ROANOKE TIMES

                         Roanoke Times
                 Copyright (c) 1995, Landmark Communications, Inc.

DATE: THURSDAY, October 12, 1995                   TAG: 9510120044
SECTION: VIRGINIA                    PAGE: C-1   EDITION: METRO 
SOURCE: MARY BISHOP STAFF WRITER
DATELINE:                                 LENGTH: Medium


GROUP FIGHTS HOMES' REMOVAL

For several years, residents of Old Southwest in Roanoke have watched churches tear down some of the neighborhood's most distinctive houses and turn them into parking lots.

A neighborhood organization draws the line today, when the Episcopal Diocese of Southwestern Virginia will ask the city for permission to remove two old homes on First Street Southwest so the diocese can expand its offices.

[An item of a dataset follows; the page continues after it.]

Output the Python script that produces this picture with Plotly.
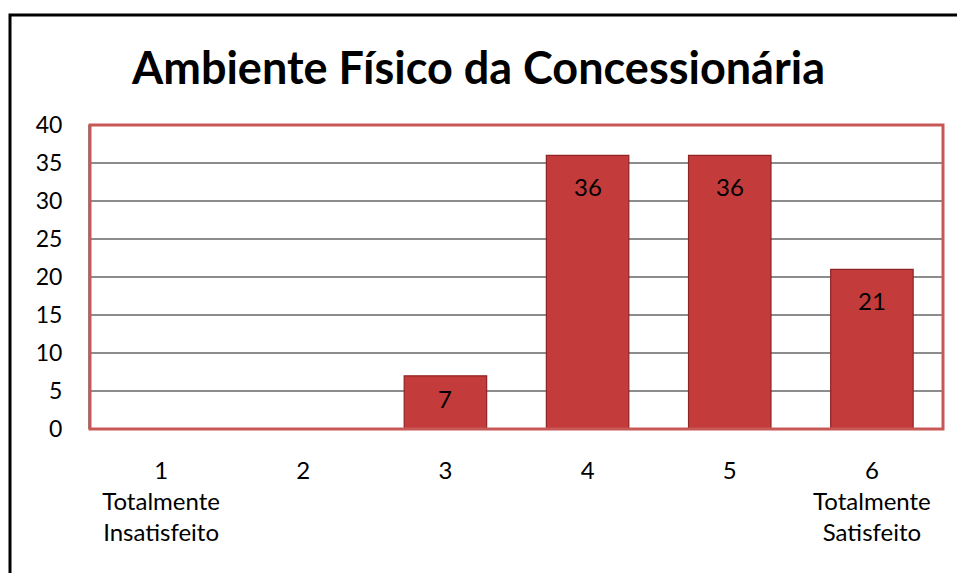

"It would really just destroy that street to do this," said Old Southwest Inc. board member Petie Cavendish. "Piece by piece, we're being destroyed, and pretty soon we're going to be like Gainsboro - there's going to be nothing left."

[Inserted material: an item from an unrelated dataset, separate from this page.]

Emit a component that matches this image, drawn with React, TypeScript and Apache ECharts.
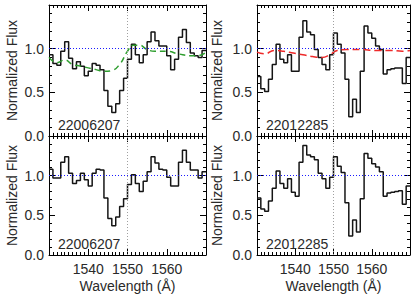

Gainsboro, a neighborhood just north of the railroad tracks from downtown, lost hundreds of homes and businesses during decades of city-directed urban renewal.

Cavendish and other Old Southwest leaders will be in City Council chambers this afternoon at 4, when the diocese asks the city Architectural Review Board for permission to move or tear down two buildings next door to diocesan offices. The diocese wants to create larger spaces for conferences as well as a new resource center, guest suite and alley parking.

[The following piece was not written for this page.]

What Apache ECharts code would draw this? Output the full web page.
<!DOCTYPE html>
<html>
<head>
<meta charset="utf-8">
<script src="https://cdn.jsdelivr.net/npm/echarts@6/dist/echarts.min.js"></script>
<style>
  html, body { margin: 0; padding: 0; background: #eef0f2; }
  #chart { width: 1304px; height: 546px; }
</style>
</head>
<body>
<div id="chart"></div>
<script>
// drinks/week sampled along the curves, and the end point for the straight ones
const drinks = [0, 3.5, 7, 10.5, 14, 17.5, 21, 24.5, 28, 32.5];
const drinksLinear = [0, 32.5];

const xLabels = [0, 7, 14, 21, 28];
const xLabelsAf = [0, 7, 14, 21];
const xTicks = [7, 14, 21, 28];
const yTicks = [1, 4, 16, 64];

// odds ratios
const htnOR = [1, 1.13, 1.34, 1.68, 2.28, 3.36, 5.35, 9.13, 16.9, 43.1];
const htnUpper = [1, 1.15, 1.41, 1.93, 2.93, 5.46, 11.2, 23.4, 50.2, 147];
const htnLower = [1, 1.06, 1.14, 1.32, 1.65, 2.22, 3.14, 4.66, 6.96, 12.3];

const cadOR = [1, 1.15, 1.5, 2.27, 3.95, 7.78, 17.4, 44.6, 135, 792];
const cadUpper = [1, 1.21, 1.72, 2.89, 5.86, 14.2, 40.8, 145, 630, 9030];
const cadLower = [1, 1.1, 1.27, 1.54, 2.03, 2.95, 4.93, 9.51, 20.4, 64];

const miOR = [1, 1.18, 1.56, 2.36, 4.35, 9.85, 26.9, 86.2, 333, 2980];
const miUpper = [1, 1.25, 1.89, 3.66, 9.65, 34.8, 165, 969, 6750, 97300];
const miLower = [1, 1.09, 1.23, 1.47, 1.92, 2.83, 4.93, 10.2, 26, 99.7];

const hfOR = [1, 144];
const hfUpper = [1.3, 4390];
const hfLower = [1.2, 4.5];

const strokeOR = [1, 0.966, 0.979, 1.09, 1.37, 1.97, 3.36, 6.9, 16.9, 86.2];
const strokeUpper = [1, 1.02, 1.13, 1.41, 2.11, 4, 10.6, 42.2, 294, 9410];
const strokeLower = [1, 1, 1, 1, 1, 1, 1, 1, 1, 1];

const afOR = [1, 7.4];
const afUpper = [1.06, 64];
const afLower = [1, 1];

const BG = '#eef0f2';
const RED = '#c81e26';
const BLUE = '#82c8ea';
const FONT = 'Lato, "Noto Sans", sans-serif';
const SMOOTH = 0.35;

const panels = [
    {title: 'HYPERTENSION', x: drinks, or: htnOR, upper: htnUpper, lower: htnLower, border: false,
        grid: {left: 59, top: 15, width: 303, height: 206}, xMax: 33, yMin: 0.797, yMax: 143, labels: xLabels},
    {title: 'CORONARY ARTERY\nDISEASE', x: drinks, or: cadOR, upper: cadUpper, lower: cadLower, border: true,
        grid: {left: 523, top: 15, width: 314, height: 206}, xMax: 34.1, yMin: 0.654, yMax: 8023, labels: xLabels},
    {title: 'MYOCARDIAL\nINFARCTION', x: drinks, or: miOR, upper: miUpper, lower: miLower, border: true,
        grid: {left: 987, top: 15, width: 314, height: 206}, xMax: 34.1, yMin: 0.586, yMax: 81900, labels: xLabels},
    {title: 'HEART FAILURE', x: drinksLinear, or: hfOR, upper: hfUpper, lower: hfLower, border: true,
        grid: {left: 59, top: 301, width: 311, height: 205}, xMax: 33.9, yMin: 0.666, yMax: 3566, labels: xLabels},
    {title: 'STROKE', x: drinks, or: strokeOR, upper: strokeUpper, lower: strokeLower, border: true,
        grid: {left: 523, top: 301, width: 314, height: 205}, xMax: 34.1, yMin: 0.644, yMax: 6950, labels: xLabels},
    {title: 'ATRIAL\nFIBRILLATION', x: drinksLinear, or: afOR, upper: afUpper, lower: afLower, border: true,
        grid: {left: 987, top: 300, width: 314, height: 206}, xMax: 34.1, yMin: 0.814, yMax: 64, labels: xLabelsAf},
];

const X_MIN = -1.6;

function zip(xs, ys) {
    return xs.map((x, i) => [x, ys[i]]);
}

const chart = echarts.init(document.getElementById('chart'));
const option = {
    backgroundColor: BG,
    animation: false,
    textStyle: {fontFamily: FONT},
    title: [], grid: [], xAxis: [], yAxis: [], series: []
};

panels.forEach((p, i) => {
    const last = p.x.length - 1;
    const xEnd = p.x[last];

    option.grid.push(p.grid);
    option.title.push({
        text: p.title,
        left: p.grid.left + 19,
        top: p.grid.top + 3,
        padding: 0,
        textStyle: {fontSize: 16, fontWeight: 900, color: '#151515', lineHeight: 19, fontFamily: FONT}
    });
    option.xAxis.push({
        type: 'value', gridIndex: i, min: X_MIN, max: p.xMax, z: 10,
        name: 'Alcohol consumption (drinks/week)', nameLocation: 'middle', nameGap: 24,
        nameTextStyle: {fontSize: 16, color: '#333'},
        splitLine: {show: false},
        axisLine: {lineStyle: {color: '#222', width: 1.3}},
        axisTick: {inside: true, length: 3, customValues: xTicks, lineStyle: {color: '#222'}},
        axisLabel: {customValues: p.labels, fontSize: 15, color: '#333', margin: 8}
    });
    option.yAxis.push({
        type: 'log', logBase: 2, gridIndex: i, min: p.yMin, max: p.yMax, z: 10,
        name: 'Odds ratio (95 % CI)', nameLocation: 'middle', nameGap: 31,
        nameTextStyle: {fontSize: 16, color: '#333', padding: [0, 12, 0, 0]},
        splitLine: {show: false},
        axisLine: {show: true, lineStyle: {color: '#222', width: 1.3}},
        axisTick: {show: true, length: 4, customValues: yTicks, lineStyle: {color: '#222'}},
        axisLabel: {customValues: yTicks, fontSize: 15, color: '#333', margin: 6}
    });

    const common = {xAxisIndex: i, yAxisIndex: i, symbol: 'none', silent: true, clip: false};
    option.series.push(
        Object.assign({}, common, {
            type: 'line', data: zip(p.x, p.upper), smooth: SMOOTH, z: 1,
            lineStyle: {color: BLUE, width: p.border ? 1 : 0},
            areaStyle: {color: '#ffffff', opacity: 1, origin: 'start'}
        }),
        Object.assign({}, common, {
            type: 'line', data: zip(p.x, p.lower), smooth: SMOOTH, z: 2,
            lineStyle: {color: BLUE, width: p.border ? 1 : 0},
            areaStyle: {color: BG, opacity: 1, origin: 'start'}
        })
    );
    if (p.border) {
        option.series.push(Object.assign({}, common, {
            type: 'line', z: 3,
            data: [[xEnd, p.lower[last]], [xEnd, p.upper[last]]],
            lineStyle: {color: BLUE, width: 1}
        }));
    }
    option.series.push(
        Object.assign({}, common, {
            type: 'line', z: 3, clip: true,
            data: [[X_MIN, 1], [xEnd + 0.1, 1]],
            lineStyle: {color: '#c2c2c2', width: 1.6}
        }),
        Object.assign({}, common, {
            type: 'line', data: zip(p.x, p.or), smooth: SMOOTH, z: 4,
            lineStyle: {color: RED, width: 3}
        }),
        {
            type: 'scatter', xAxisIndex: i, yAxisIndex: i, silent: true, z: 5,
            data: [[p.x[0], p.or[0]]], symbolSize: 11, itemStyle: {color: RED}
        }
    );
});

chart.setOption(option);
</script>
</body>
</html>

At stake are the Moore House at 1014 First St. and the turreted Bishop Marmion Resource Center at 1010 First St., which houses Christian education materials for parishes and the Conflict Resolution Center, an independent organization.

Alan Boyce, diocesan deputy for administration, said Wednesday that the diocese has offered to give Old Southwest the two houses and $35,000 toward the cost of moving them.

By the diocese's own estimate, it would cost about $75,000 to move each of the houses. Cavendish figures it would take another $80,000 to restore them.

She said there's no way the neighborhood group could pay a total of $230,000 for such a project. Even if it could afford it, she said, "then you've got a house that you've put so much money in, it's not marketable."

So, Cavendish called the diocese's offer of $35,000 "kind of a joke."

First Baptist Church recently offered Old Southwest Inc. two buildings it eventually tore down at Marshall Avenue and Franklin Road. Again, the neighborhood group couldn't afford to move them. Such an offer "sounds real good," said Cavendish, "but it's a cheap shot."

Two other Old Southwest churches, St. John's Episcopal and St. Mark's Lutheran, also have torn down buildings in recent years.